--- INFORMATION SUPPLIED ---

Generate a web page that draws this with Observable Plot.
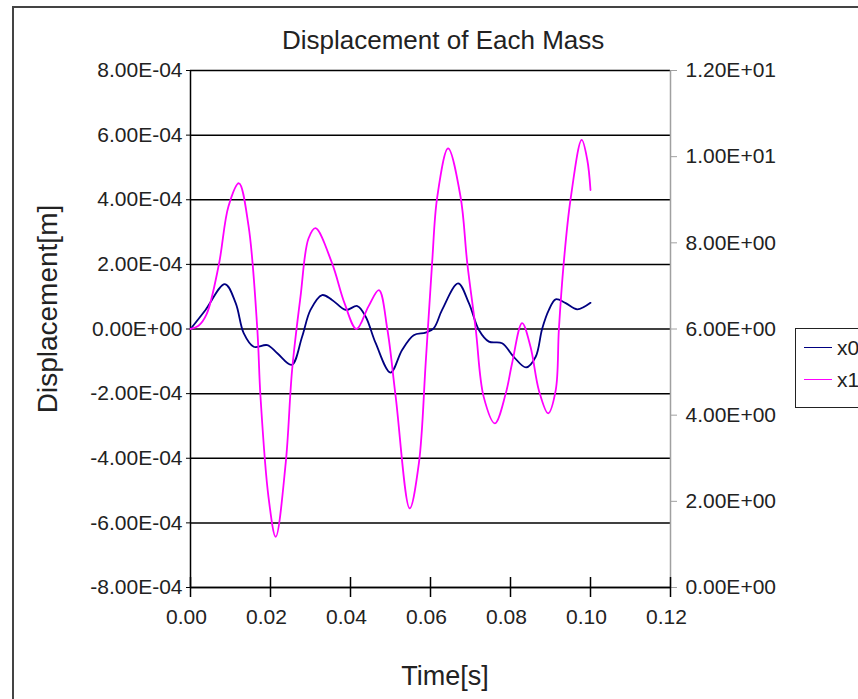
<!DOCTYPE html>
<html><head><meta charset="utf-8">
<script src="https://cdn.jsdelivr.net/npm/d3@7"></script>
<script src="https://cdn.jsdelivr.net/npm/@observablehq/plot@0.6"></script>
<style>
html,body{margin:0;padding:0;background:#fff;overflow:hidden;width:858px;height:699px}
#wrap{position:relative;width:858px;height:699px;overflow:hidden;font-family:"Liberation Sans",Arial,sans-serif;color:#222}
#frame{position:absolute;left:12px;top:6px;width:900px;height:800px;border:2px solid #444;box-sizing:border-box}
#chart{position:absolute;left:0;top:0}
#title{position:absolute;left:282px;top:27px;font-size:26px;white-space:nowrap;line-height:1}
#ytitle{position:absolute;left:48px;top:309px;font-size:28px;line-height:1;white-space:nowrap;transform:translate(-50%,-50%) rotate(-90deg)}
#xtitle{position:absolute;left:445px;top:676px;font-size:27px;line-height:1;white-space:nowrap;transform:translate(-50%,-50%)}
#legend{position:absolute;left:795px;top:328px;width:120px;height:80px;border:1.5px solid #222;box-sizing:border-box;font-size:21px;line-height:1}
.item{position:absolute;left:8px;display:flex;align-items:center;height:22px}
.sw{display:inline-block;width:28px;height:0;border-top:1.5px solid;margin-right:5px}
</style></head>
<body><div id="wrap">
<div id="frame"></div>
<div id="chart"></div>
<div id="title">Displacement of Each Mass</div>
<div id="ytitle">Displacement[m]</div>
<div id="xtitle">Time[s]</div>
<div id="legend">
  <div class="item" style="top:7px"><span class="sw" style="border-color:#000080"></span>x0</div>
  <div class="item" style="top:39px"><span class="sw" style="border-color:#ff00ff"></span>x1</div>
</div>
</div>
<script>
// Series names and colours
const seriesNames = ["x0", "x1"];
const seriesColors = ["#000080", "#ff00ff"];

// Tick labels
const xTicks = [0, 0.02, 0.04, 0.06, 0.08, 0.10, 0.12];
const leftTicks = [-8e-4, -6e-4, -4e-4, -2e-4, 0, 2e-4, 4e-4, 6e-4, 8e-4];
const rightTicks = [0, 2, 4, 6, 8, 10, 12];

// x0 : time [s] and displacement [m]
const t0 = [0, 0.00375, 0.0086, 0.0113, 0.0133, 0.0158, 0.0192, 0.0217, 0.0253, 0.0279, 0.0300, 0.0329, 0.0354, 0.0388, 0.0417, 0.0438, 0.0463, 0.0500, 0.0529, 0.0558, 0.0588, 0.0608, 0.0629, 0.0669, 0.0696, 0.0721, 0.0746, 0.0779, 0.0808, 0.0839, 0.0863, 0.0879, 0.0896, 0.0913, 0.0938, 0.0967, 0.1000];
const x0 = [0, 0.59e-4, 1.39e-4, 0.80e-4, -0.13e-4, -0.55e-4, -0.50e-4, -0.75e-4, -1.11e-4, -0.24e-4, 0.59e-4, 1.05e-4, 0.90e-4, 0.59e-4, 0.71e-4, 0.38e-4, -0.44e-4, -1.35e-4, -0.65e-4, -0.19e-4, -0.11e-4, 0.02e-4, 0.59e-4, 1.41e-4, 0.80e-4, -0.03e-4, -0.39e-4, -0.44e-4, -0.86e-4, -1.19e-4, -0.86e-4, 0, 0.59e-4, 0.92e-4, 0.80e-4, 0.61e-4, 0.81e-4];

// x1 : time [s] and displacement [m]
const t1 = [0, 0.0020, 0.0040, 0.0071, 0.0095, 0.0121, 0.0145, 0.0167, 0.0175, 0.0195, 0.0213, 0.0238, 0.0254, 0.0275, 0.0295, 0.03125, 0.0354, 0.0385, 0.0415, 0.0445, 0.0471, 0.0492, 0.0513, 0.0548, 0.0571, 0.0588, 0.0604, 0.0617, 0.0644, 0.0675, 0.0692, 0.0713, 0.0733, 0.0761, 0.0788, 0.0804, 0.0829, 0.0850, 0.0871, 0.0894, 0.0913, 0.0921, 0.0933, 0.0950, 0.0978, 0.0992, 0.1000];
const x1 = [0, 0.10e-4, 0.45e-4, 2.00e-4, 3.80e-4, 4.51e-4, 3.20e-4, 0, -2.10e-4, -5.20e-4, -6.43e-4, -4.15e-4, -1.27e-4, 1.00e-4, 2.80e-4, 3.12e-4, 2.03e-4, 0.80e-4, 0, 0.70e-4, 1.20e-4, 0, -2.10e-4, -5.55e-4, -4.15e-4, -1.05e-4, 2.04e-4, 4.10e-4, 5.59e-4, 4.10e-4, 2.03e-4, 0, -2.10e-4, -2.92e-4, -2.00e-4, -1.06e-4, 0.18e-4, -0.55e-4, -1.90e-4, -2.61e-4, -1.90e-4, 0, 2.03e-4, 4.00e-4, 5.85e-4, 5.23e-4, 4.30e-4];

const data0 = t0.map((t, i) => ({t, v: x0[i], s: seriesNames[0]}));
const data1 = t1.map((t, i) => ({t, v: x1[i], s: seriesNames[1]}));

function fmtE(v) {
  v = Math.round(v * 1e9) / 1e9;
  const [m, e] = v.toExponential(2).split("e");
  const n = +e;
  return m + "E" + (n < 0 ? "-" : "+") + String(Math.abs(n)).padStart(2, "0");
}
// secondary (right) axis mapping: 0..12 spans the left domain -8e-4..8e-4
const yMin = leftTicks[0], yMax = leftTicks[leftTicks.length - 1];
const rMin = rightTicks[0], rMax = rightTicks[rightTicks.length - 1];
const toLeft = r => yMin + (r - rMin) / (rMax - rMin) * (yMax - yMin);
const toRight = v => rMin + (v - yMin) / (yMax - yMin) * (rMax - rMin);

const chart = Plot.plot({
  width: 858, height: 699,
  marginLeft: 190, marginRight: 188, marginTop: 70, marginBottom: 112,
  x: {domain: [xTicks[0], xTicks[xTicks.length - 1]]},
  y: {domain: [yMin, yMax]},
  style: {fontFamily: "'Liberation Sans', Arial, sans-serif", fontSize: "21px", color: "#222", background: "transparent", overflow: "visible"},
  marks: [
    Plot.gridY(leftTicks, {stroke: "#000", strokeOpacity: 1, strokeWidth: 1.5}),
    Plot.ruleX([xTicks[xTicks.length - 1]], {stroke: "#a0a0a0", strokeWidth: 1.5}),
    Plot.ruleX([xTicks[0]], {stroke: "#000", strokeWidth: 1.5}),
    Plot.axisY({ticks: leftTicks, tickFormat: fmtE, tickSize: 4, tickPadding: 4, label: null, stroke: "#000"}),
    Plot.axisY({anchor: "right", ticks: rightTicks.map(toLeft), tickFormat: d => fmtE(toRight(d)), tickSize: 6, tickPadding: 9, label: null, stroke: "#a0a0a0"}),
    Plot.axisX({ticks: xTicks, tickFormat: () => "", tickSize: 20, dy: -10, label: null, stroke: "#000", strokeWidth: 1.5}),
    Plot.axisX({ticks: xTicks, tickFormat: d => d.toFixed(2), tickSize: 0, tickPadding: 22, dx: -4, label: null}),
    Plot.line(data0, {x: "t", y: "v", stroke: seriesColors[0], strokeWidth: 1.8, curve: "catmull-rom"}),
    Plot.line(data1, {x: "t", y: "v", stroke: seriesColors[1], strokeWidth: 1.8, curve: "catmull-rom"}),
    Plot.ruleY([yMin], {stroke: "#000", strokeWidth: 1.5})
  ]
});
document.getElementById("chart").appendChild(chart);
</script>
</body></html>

---

STATED EXERCISE:
Restate the whole of the material word for word without the pictures.

ANSWER TO THE EXERCISE:
Generate a web page that draws this with Observable Plot.
<!DOCTYPE html>
<html><head><meta charset="utf-8">
<script src="https://cdn.jsdelivr.net/npm/d3@7"></script>
<script src="https://cdn.jsdelivr.net/npm/@observablehq/plot@0.6"></script>
<style>
html,body{margin:0;padding:0;background:#fff;overflow:hidden;width:858px;height:699px}
#wrap{position:relative;width:858px;height:699px;overflow:hidden;font-family:"Liberation Sans",Arial,sans-serif;color:#222}
#frame{position:absolute;left:12px;top:6px;width:900px;height:800px;border:2px solid #444;box-sizing:border-box}
#chart{position:absolute;left:0;top:0}
#title{position:absolute;left:282px;top:27px;font-size:26px;white-space:nowrap;line-height:1}
#ytitle{position:absolute;left:48px;top:309px;font-size:28px;line-height:1;white-space:nowrap;transform:translate(-50%,-50%) rotate(-90deg)}
#xtitle{position:absolute;left:445px;top:676px;font-size:27px;line-height:1;white-space:nowrap;transform:translate(-50%,-50%)}
#legend{position:absolute;left:795px;top:328px;width:120px;height:80px;border:1.5px solid #222;box-sizing:border-box;font-size:21px;line-height:1}
.item{position:absolute;left:8px;display:flex;align-items:center;height:22px}
.sw{display:inline-block;width:28px;height:0;border-top:1.5px solid;margin-right:5px}
</style></head>
<body><div id="wrap">
<div id="frame"></div>
<div id="chart"></div>
<div id="title">Displacement of Each Mass</div>
<div id="ytitle">Displacement[m]</div>
<div id="xtitle">Time[s]</div>
<div id="legend">
  <div class="item" style="top:7px"><span class="sw" style="border-color:#000080"></span>x0</div>
  <div class="item" style="top:39px"><span class="sw" style="border-color:#ff00ff"></span>x1</div>
</div>
</div>
<script>
// Series names and colours
const seriesNames = ["x0", "x1"];
const seriesColors = ["#000080", "#ff00ff"];

// Tick labels
const xTicks = [0, 0.02, 0.04, 0.06, 0.08, 0.10, 0.12];
const leftTicks = [-8e-4, -6e-4, -4e-4, -2e-4, 0, 2e-4, 4e-4, 6e-4, 8e-4];
const rightTicks = [0, 2, 4, 6, 8, 10, 12];

// x0 : time [s] and displacement [m]
const t0 = [0, 0.00375, 0.0086, 0.0113, 0.0133, 0.0158, 0.0192, 0.0217, 0.0253, 0.0279, 0.0300, 0.0329, 0.0354, 0.0388, 0.0417, 0.0438, 0.0463, 0.0500, 0.0529, 0.0558, 0.0588, 0.0608, 0.0629, 0.0669, 0.0696, 0.0721, 0.0746, 0.0779, 0.0808, 0.0839, 0.0863, 0.0879, 0.0896, 0.0913, 0.0938, 0.0967, 0.1000];
const x0 = [0, 0.59e-4, 1.39e-4, 0.80e-4, -0.13e-4, -0.55e-4, -0.50e-4, -0.75e-4, -1.11e-4, -0.24e-4, 0.59e-4, 1.05e-4, 0.90e-4, 0.59e-4, 0.71e-4, 0.38e-4, -0.44e-4, -1.35e-4, -0.65e-4, -0.19e-4, -0.11e-4, 0.02e-4, 0.59e-4, 1.41e-4, 0.80e-4, -0.03e-4, -0.39e-4, -0.44e-4, -0.86e-4, -1.19e-4, -0.86e-4, 0, 0.59e-4, 0.92e-4, 0.80e-4, 0.61e-4, 0.81e-4];

// x1 : time [s] and displacement [m]
const t1 = [0, 0.0020, 0.0040, 0.0071, 0.0095, 0.0121, 0.0145, 0.0167, 0.0175, 0.0195, 0.0213, 0.0238, 0.0254, 0.0275, 0.0295, 0.03125, 0.0354, 0.0385, 0.0415, 0.0445, 0.0471, 0.0492, 0.0513, 0.0548, 0.0571, 0.0588, 0.0604, 0.0617, 0.0644, 0.0675, 0.0692, 0.0713, 0.0733, 0.0761, 0.0788, 0.0804, 0.0829, 0.0850, 0.0871, 0.0894, 0.0913, 0.0921, 0.0933, 0.0950, 0.0978, 0.0992, 0.1000];
const x1 = [0, 0.10e-4, 0.45e-4, 2.00e-4, 3.80e-4, 4.51e-4, 3.20e-4, 0, -2.10e-4, -5.20e-4, -6.43e-4, -4.15e-4, -1.27e-4, 1.00e-4, 2.80e-4, 3.12e-4, 2.03e-4, 0.80e-4, 0, 0.70e-4, 1.20e-4, 0, -2.10e-4, -5.55e-4, -4.15e-4, -1.05e-4, 2.04e-4, 4.10e-4, 5.59e-4, 4.10e-4, 2.03e-4, 0, -2.10e-4, -2.92e-4, -2.00e-4, -1.06e-4, 0.18e-4, -0.55e-4, -1.90e-4, -2.61e-4, -1.90e-4, 0, 2.03e-4, 4.00e-4, 5.85e-4, 5.23e-4, 4.30e-4];

const data0 = t0.map((t, i) => ({t, v: x0[i], s: seriesNames[0]}));
const data1 = t1.map((t, i) => ({t, v: x1[i], s: seriesNames[1]}));

function fmtE(v) {
  v = Math.round(v * 1e9) / 1e9;
  const [m, e] = v.toExponential(2).split("e");
  const n = +e;
  return m + "E" + (n < 0 ? "-" : "+") + String(Math.abs(n)).padStart(2, "0");
}
// secondary (right) axis mapping: 0..12 spans the left domain -8e-4..8e-4
const yMin = leftTicks[0], yMax = leftTicks[leftTicks.length - 1];
const rMin = rightTicks[0], rMax = rightTicks[rightTicks.length - 1];
const toLeft = r => yMin + (r - rMin) / (rMax - rMin) * (yMax - yMin);
const toRight = v => rMin + (v - yMin) / (yMax - yMin) * (rMax - rMin);

const chart = Plot.plot({
  width: 858, height: 699,
  marginLeft: 190, marginRight: 188, marginTop: 70, marginBottom: 112,
  x: {domain: [xTicks[0], xTicks[xTicks.length - 1]]},
  y: {domain: [yMin, yMax]},
  style: {fontFamily: "'Liberation Sans', Arial, sans-serif", fontSize: "21px", color: "#222", background: "transparent", overflow: "visible"},
  marks: [
    Plot.gridY(leftTicks, {stroke: "#000", strokeOpacity: 1, strokeWidth: 1.5}),
    Plot.ruleX([xTicks[xTicks.length - 1]], {stroke: "#a0a0a0", strokeWidth: 1.5}),
    Plot.ruleX([xTicks[0]], {stroke: "#000", strokeWidth: 1.5}),
    Plot.axisY({ticks: leftTicks, tickFormat: fmtE, tickSize: 4, tickPadding: 4, label: null, stroke: "#000"}),
    Plot.axisY({anchor: "right", ticks: rightTicks.map(toLeft), tickFormat: d => fmtE(toRight(d)), tickSize: 6, tickPadding: 9, label: null, stroke: "#a0a0a0"}),
    Plot.axisX({ticks: xTicks, tickFormat: () => "", tickSize: 20, dy: -10, label: null, stroke: "#000", strokeWidth: 1.5}),
    Plot.axisX({ticks: xTicks, tickFormat: d => d.toFixed(2), tickSize: 0, tickPadding: 22, dx: -4, label: null}),
    Plot.line(data0, {x: "t", y: "v", stroke: seriesColors[0], strokeWidth: 1.8, curve: "catmull-rom"}),
    Plot.line(data1, {x: "t", y: "v", stroke: seriesColors[1], strokeWidth: 1.8, curve: "catmull-rom"}),
    Plot.ruleY([yMin], {stroke: "#000", strokeWidth: 1.5})
  ]
});
document.getElementById("chart").appendChild(chart);
</script>
</body></html>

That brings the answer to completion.